API Support
How Test Automation Transforms Software Quality When Adopted Early in the SDLC?
Many engineering teams introduce test automation only after the application becomes large and difficult to refactor — which leads to flaky tests, unstable frameworks, and resistance from developers. But when automation is introduced early in the SDLC, it becomes a catalyst for cleaner architecture and faster delivery rather than a burden. A consistent pattern I’ve observed is that early automation forces teams to design components with testability in mind, which indirectly improves separation of concerns, reduces tightly coupled dependencies, and enhances long-term maintainability.
Another strong impact of adopting test automation early is predictable release cycles. Manual regression becomes expensive as a product grows, but a solid automation suite provides confidence to ship frequently without burning QA bandwidth. In teams where automation is embedded into pull requests rather than treated as a post-development activity, regression failures are caught before merging, drastically reducing production defects and support calls. This also frees QA engineers to focus on exploratory testing rather than repetitive validation.

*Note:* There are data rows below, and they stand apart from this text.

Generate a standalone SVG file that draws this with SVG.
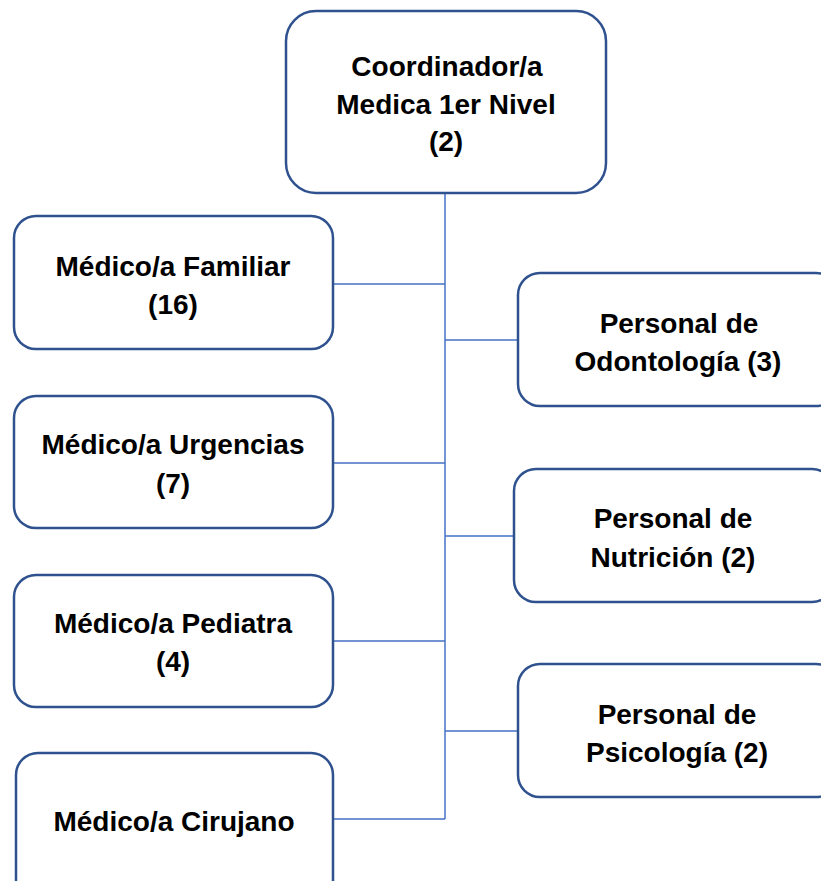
<svg xmlns="http://www.w3.org/2000/svg" width="821" height="881" viewBox="0 0 821 881">
<style>
.box{fill:#fff;stroke:#2F528F;stroke-width:2.5}
.t{font-family:"Liberation Sans",Arial,sans-serif;font-weight:bold;font-size:28px;fill:#000;text-anchor:middle}
.c{stroke:#4472C4;stroke-width:1.5;fill:none}
</style>
<rect width="821" height="881" fill="#fff"/>
<g id="connectors">
<path class="c" d="M445,194 V819"/>
<path class="c" d="M333,284 H445 M333,463 H445 M333,641 H445 M333,819 H445"/>
<path class="c" d="M445,340 H518 M445,536 H514 M445,731 H518"/>
</g>
<g id="coordinador">
<rect class="box" x="286" y="11" width="320" height="182" rx="30"/>
<text class="t" x="447" y="76">Coordinador/a</text>
<text class="t" x="446" y="114">Medica 1er Nivel</text>
<text class="t" x="446" y="151">(2)</text>
</g>
<g id="familiar">
<rect class="box" x="14" y="216" width="319" height="133" rx="22"/>
<text class="t" x="173" y="276">Médico/a Familiar</text>
<text class="t" x="173" y="314">(16)</text>
</g>
<g id="urgencias">
<rect class="box" x="14" y="396" width="319" height="132" rx="22"/>
<text class="t" x="173" y="454">Médico/a Urgencias</text>
<text class="t" x="173" y="493">(7)</text>
</g>
<g id="pediatra">
<rect class="box" x="14" y="575" width="319" height="132" rx="22"/>
<text class="t" x="173" y="633">Médico/a Pediatra</text>
<text class="t" x="173" y="671">(4)</text>
</g>
<g id="cirujano">
<rect class="box" x="16" y="753" width="317" height="150" rx="22"/>
<text class="t" x="174" y="831">Médico/a Cirujano</text>
</g>
<g id="odontologia">
<rect class="box" x="518" y="273" width="320" height="133" rx="22"/>
<text class="t" x="679" y="333">Personal de</text>
<text class="t" x="678" y="371">Odontología (3)</text>
</g>
<g id="nutricion">
<rect class="box" x="514" y="469" width="320" height="133" rx="22"/>
<text class="t" x="673" y="528">Personal de</text>
<text class="t" x="673" y="567">Nutrición (2)</text>
</g>
<g id="psicologia">
<rect class="box" x="518" y="664" width="320" height="133" rx="22"/>
<text class="t" x="677" y="724">Personal de</text>
<text class="t" x="677" y="762">Psicología (2)</text>
</g>
</svg>
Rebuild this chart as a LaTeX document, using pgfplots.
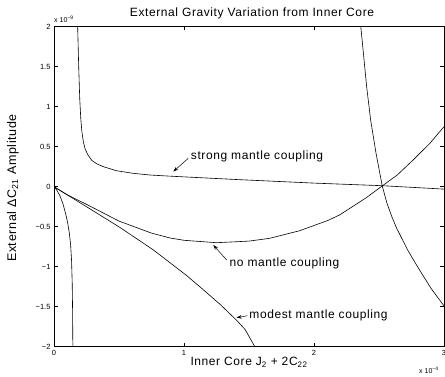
\documentclass[border=0pt]{standalone}
\usepackage{fontspec}
\setmainfont{Liberation Sans}
\newfontfamily\lblfont[LetterSpace=5]{Liberation Sans}
\usepackage{pgfplots}
\pgfplotsset{compat=1.18}
\usetikzlibrary{arrows.meta}

\begin{document}
\begin{tikzpicture}[x=1pt,y=1pt]
\useasboundingbox (0,0) rectangle (445,376);
\begin{axis}[
  at={(54pt,29.3pt)}, anchor=south west,
  scale only axis, width=390pt, height=320pt,
  xmin=0, xmax=3, ymin=-2, ymax=2,
  xtick={0,1,2,3}, xticklabels={0,1,2,3},
  ytick={-2,-1.5,-1,-0.5,0,0.5,1,1.5,2},
  yticklabels={−2,−1.5,−1,−0.5,0,0.5,1,1.5,2},
  tick align=inside,
  major tick length=3.5pt,
  tick style={black, line width=0.5pt},
  axis line style={black, line width=0.8pt},
  tick label style={font=\fontsize{7.5}{8}\selectfont, text=black},
]
% no mantle coupling
\addplot[black, line width=0.6pt] coordinates {
 (0,0) (0.1,-0.1) (0.25,-0.22) (0.5,-0.43) (0.75,-0.58) (0.89,-0.64)
 (1.0,-0.67) (1.25,-0.70) (1.5,-0.68) (1.66,-0.645) (1.89,-0.55)
 (2.11,-0.42) (2.2,-0.35) (2.4,-0.14) (2.525,0.01) (2.64,0.146)
 (2.76,0.33) (2.89,0.54) (3.0,0.75)
};
% modest mantle coupling, left branch
\addplot[black, line width=0.6pt] coordinates {
 (0,0) (0.1,-0.1) (0.25,-0.25) (0.508,-0.51) (0.764,-0.79) (1.02,-1.11)
 (1.15,-1.29) (1.277,-1.47) (1.405,-1.67) (1.47,-1.785) (1.545,-2.0)
};
% modest mantle coupling, right branch
\addplot[black, line width=0.6pt] coordinates {
 (2.36,2.0) (2.38,1.67) (2.405,1.25) (2.436,0.83) (2.477,0.42)
 (2.525,0.01) (2.56,-0.2) (2.60,-0.38) (2.636,-0.52) (2.72,-0.79)
 (2.80,-1.01) (2.9,-1.27) (3.0,-1.49)
};
% strong mantle coupling, left branch
\addplot[black, line width=0.6pt] coordinates {
 (0,0) (0.02,-0.04) (0.045,-0.11) (0.07,-0.22) (0.09,-0.34) (0.105,-0.45)
 (0.118,-0.58) (0.128,-0.73) (0.135,-0.92) (0.14,-1.2) (0.143,-1.55)
 (0.145,-2.0)
};
% strong mantle coupling, right branch
\addplot[black, line width=0.6pt] coordinates {
 (0.182,2.0) (0.19,1.5) (0.198,1.1) (0.206,0.85) (0.215,0.68)
 (0.226,0.56) (0.24,0.47) (0.26,0.40) (0.29,0.33) (0.33,0.285)
 (0.38,0.25) (0.48,0.20) (0.61,0.167) (0.74,0.146) (0.89,0.132)
 (1.4,0.09) (2.0,0.045) (2.525,0.0125) (3.0,-0.03)
};
% curve annotations
\draw[black, line width=0.5pt, -{Stealth[length=5pt,width=3.5pt]}] (1.033,0.355) -- (0.918,0.19);
\node[anchor=west, inner sep=0pt, font=\lblfont\fontsize{12}{13}\selectfont] at (1.052,0.384) {strong mantle coupling};
\draw[black, line width=0.5pt, -{Stealth[length=5pt,width=3.5pt]}] (1.328,-0.916) -- (1.225,-0.729);
\node[anchor=west, inner sep=0pt, font=\lblfont\fontsize{12}{13}\selectfont] at (1.35,-0.958) {no mantle coupling};
\draw[black, line width=0.5pt, -{Stealth[length=5pt,width=3.5pt]}] (1.487,-1.6125) -- (1.405,-1.6375);
\node[anchor=west, inner sep=0pt, font=\lblfont\fontsize{12}{13}\selectfont] at (1.502,-1.604) {modest mantle coupling};
\end{axis}
% title, axis labels and exponent markers
\node[font=\lblfont\fontsize{12}{13}\selectfont] at (252,362.5) {External Gravity Variation from Inner Core};
\node[rotate=90, font=\lblfont\fontsize{12.5}{13}\selectfont] at (13,188) {External ΔC\textsubscript{21} Amplitude};
\node[font=\lblfont\fontsize{12}{13}\selectfont] at (249,14) {Inner Core J\textsubscript{2} + 2C\textsubscript{22}};
\node[anchor=base west, inner sep=0pt, font=\fontsize{7}{8}\selectfont] at (54,353.3) {x 10\textsuperscript{−9}};
\node[anchor=base west, inner sep=0pt, font=\fontsize{7}{8}\selectfont] at (419,2.7) {x 10\textsuperscript{−4}};
\end{tikzpicture}
\end{document}
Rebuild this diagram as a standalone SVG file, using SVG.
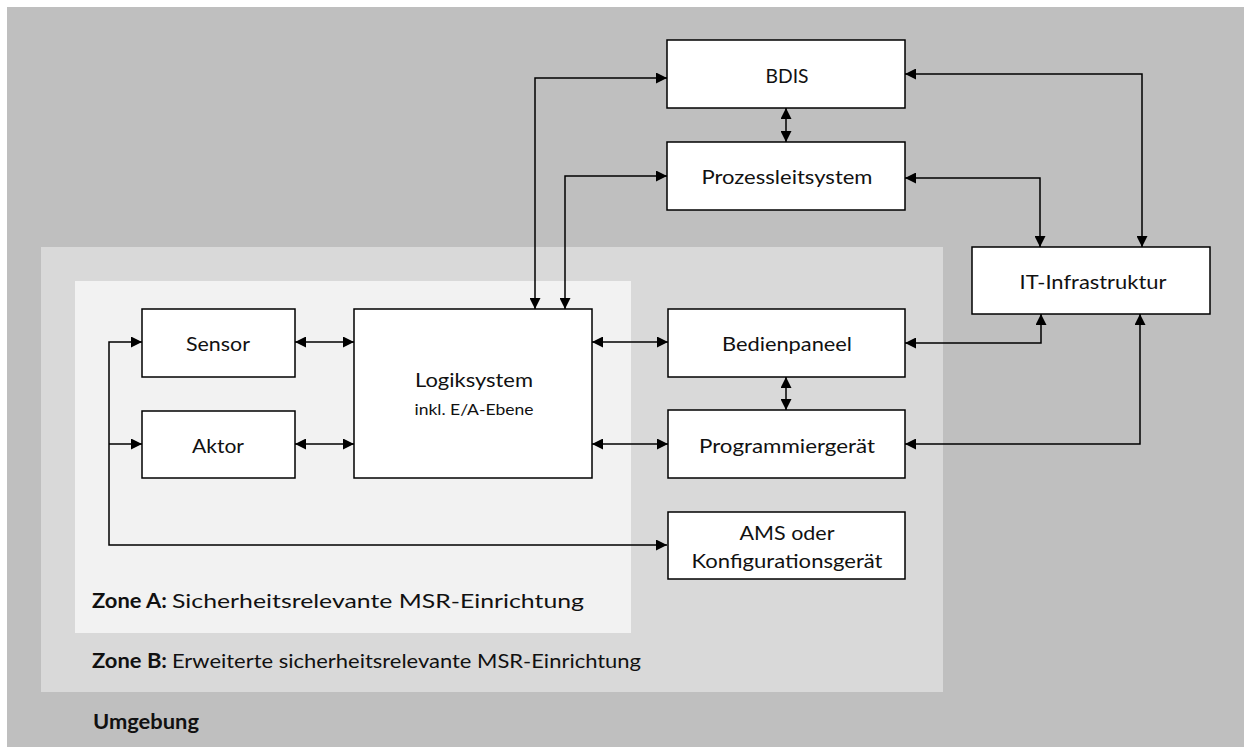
<svg xmlns="http://www.w3.org/2000/svg" width="1244" height="747" viewBox="0 0 1244 747">
<defs>
<style>
.box{fill:#ffffff;stroke:#000000;stroke-width:1.5}
.t{font-family:Lato,"Open Sans","Liberation Sans",sans-serif;font-size:20px;fill:#111111;text-anchor:middle}
.s{font-size:16px}
.l{font-family:Lato,"Open Sans","Liberation Sans",sans-serif;font-size:20px;fill:#111111}
.b{font-weight:bold}
.c{fill:none;stroke:#000000;stroke-width:1.5}
.ab{marker-start:url(#ah);marker-end:url(#ah)}
.ae{marker-end:url(#ah)}
</style>
<marker id="ah" markerUnits="userSpaceOnUse" markerWidth="11" markerHeight="11" refX="11" refY="5.5" orient="auto-start-reverse">
<path d="M0,0 L11,5.5 L0,11 Z" fill="#000000"/>
</marker>
</defs>
<rect x="7" y="7" width="1237" height="740" fill="#bfbfbf"/>
<rect x="41" y="247" width="902" height="445" fill="#d9d9d9"/>
<rect x="75" y="281" width="556" height="352" fill="#f2f2f2"/>
<text class="l b" x="93" y="729" textLength="106" lengthAdjust="spacingAndGlyphs">Umgebung</text>
<text class="l b" x="92" y="668" textLength="75" lengthAdjust="spacingAndGlyphs">Zone B:</text>
<text class="l" x="172" y="668" textLength="469" lengthAdjust="spacingAndGlyphs">Erweiterte sicherheitsrelevante MSR-Einrichtung</text>
<text class="l b" x="92" y="608" textLength="75" lengthAdjust="spacingAndGlyphs">Zone A:</text>
<text class="l" x="172" y="608" textLength="412" lengthAdjust="spacingAndGlyphs">Sicherheitsrelevante MSR-Einrichtung</text>
<g id="connectors">
<path class="c ab" d="M535,309 V78 H667"/>
<path class="c ab" d="M565,309 V176 H667"/>
<path class="c ab" d="M786,108 V142"/>
<path class="c ab" d="M905,74 H1142 V247"/>
<path class="c ab" d="M905,178 H1040 V247"/>
<path class="c ab" d="M905,343 H1041 V314"/>
<path class="c ab" d="M905,444 H1140 V314"/>
<path class="c ab" d="M295,342 H354"/>
<path class="c ab" d="M295,444 H354"/>
<path class="c ab" d="M592,342 H668"/>
<path class="c ab" d="M592,444 H668"/>
<path class="c ab" d="M786,377 V410"/>
<path class="c ab" d="M142,342 H109 V545 H667"/>
<path class="c ae" d="M109,444 H142"/>
</g>
<g id="bdis">
<rect class="box" x="667" y="40" width="238" height="68"/>
<text class="t" x="787" y="83" textLength="43" lengthAdjust="spacingAndGlyphs">BDIS</text>
</g>
<g id="prozessleitsystem">
<rect class="box" x="667" y="142" width="238" height="68"/>
<text class="t" x="787" y="184" textLength="171" lengthAdjust="spacingAndGlyphs">Prozessleitsystem</text>
</g>
<g id="it-infrastruktur">
<rect class="box" x="972" y="247" width="238" height="67"/>
<text class="t" x="1093" y="289" textLength="147" lengthAdjust="spacingAndGlyphs">IT-Infrastruktur</text>
</g>
<g id="sensor">
<rect class="box" x="142" y="309" width="153" height="68"/>
<text class="t" x="218" y="351" textLength="64" lengthAdjust="spacingAndGlyphs">Sensor</text>
</g>
<g id="aktor">
<rect class="box" x="142" y="411" width="153" height="67"/>
<text class="t" x="218" y="453" textLength="52" lengthAdjust="spacingAndGlyphs">Aktor</text>
</g>
<g id="logiksystem">
<rect class="box" x="354" y="309" width="238" height="169"/>
<text class="t" x="474" y="387" textLength="118" lengthAdjust="spacingAndGlyphs">Logiksystem</text>
<text class="t s" x="474" y="415" textLength="119" lengthAdjust="spacingAndGlyphs">inkl. E/A-Ebene</text>
</g>
<g id="bedienpaneel">
<rect class="box" x="668" y="309" width="237" height="68"/>
<text class="t" x="787" y="351" textLength="130" lengthAdjust="spacingAndGlyphs">Bedienpaneel</text>
</g>
<g id="programmiergeraet">
<rect class="box" x="668" y="410" width="237" height="68"/>
<text class="t" x="787" y="453" textLength="176" lengthAdjust="spacingAndGlyphs">Programmiergerät</text>
</g>
<g id="ams">
<rect class="box" x="668" y="512" width="237" height="67"/>
<text class="t" x="787" y="540" textLength="95" lengthAdjust="spacingAndGlyphs">AMS oder</text>
<text class="t" x="787" y="568" textLength="191" lengthAdjust="spacingAndGlyphs">Konfigurationsgerät</text>
</g>
</svg>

However, the value isn’t only technical — it’s cultural. Automation shifts the mindset from “testing at the end” to “testing continuously.” It encourages a shared responsibility model where both developers and testers contribute to quality instead of isolated hand-offs. Over time, this improves cross-team collaboration, reduces bottlenecks, and builds a more stable release pipeline. Test automation isn’t just a productivity booster; when implemented thoughtfully, it becomes one of the strongest drivers of sustainable software delivery.